The title, The Remains of the Day, sounds pretty cryptic at first. "Remains" is a word that implies stuff left over, residues. "Remains" is also another word for dead bodies, which: yeesh. In what way can a day have a residue? Or a dead body?
Well, when you're an aged butler who has devoted his life to the service of a Nazi: plenty of ways.
Stevens is at the dusk of his life. He's a moldy oldie. The high noon of his career at Darlington Hall, when it sparkled as a center of interwar diplomacy, has long passed. On his first (and perhaps only?) vacation, Stevens has a lot of time to mull over the "remains" of his life—the memories, but also the consequences of his life choices.
He makes a bunch of stops on his trip, and these stops give him an opportunity to think over both the immediate past of the day's adventures and the more distant past of his years as Lord Darlington's butler. He's also mourning Lord Darlington's death with a respect that Lord Darlington did not enjoy at the end of his controversial life. Lord Darlington is the human "remains" of Stevens's life. Gross… but also kind of poignant.

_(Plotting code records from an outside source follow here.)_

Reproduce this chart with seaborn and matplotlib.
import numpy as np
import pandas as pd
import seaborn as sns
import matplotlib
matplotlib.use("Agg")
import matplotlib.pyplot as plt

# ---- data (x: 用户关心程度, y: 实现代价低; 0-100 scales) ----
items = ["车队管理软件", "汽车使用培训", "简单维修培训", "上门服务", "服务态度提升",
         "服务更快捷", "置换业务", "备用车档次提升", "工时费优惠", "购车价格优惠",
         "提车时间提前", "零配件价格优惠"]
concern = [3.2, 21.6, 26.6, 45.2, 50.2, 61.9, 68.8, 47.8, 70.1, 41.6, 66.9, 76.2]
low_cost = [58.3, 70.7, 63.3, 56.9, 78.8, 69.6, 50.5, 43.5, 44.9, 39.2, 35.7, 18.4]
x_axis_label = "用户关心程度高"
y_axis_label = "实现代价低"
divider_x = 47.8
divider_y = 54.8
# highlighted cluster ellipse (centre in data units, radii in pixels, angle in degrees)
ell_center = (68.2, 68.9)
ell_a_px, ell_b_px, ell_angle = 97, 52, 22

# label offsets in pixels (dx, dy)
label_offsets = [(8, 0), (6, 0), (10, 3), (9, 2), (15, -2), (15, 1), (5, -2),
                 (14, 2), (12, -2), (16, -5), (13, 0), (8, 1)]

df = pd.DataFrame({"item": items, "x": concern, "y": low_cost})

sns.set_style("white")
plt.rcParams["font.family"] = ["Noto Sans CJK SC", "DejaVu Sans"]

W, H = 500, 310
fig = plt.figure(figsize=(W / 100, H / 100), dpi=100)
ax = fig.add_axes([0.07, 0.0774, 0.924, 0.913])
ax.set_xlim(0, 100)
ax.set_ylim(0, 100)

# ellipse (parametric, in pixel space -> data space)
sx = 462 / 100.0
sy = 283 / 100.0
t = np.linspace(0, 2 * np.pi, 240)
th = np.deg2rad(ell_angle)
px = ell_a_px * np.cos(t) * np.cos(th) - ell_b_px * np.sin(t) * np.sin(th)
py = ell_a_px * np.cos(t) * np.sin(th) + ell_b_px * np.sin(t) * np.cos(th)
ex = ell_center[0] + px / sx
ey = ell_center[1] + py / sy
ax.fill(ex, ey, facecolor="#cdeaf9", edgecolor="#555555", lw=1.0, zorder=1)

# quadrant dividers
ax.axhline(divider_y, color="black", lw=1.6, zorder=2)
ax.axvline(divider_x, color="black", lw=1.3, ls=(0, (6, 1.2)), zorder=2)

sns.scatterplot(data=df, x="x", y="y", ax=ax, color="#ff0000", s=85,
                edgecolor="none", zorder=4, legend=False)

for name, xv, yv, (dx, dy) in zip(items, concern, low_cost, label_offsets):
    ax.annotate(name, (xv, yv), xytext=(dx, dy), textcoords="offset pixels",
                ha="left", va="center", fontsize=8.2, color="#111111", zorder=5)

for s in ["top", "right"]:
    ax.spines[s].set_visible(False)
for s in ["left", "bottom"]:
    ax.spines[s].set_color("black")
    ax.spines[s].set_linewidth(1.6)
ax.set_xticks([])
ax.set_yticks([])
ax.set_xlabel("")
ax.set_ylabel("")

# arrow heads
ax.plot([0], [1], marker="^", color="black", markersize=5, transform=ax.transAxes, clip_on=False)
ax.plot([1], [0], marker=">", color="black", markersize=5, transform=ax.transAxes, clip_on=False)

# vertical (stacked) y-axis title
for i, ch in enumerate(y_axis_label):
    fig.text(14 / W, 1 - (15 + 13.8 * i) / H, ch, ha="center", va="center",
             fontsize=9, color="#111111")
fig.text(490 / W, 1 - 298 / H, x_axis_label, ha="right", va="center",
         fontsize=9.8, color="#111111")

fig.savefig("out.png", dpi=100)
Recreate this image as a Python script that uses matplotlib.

The most explicit reference to the title comes at the end of the novel. Stevens, sitting on the Weymouth pier and mulling over a stranger's advice, thinks:
Perhaps, then, there is something to his advice that I should cease looking back so much, that I should adopt a more positive outlook and try to make the best of what remains of my day. (8.84)
The novel ends with his resolution to be an awesome employee to his new American employer. This is the closest that Stevens comes to shouting "carpe diem!" He's going to make the best of what remains of his day(s) by doing what he does best—being a super-loyal and detail-obsessed butler.